Tolkien found that he liked his work at the NED, and also that he liked his colleagues, especially CT Onions. In his first weeks, he researched the etymology of “warm”, “wasp”, “water”, “wick” and “winter”. The depth to which he took his research can easily be demonstrated from the entry for “wasp”, which cited comparable forms in Old Saxon, Middle Dutch, Modern Dutch, Old High German, Middle Low German, Middle High German, Modern German, Old Teutonic, primitive pre-Teutonic, Lithuanian, Old Slavonic, Russian and Latin. He found that the dictionary work taught him a lot about languages, and later said that in the period 1919 – 1920 he learnt more than in any other two year period.

His supervisor also saw that enthusiasm and expertise, saying that Tolkien showed evidence of an unusually thorough mastery of Anglo-Saxon and of the facts and principles of the comparative grammar of the Germanic languages.

“I have never known a man of his age who was in these respects his equal”

Tolkien’s work at the dictionary was not meant to occupy him full-time, and it was expected that he would supplement his income by teaching in the University.
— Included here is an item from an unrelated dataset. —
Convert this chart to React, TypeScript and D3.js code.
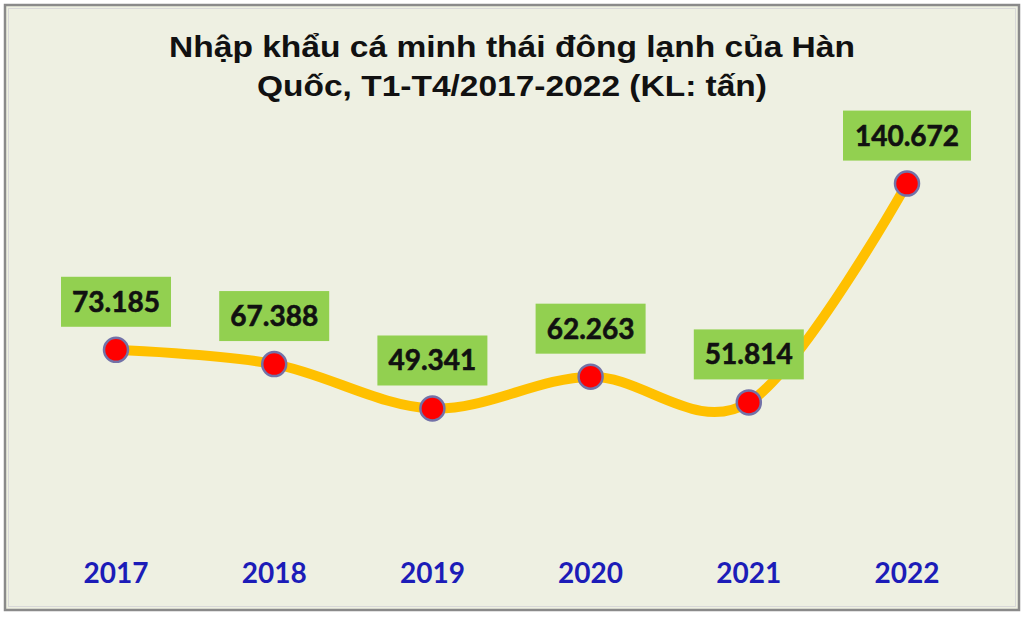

He made it known that he was willing to take on students, and colleges began to respond, particularly Lady Margaret Hall and St Hugh’s, both women’s colleges who badly needed a tutor in Anglo-Saxon.

Soon the Tolkiens decided that they could afford the rent of a small house, and moved to 1 Alfred Street (now called Pusey Street). They moved there in late summer 1919, engaged a cook-housemaid, and brought Edith’s beloved piano was out of storage. Soon she fell pregnant again.

By spring 1920, Tolkien was earning enough from tuition to give up the NED. He continued to work on “The Book of Lost Tales”, reading the “Fall of Gondolin” to the Essay Club at Exeter College, where it was well received.

But the family’s plans suddenly changed when Tolkien applied for the post of Reader in English Language at the University of Leeds, scarcely expecting to be considered. However, considered he was, and eventually he was offered the post.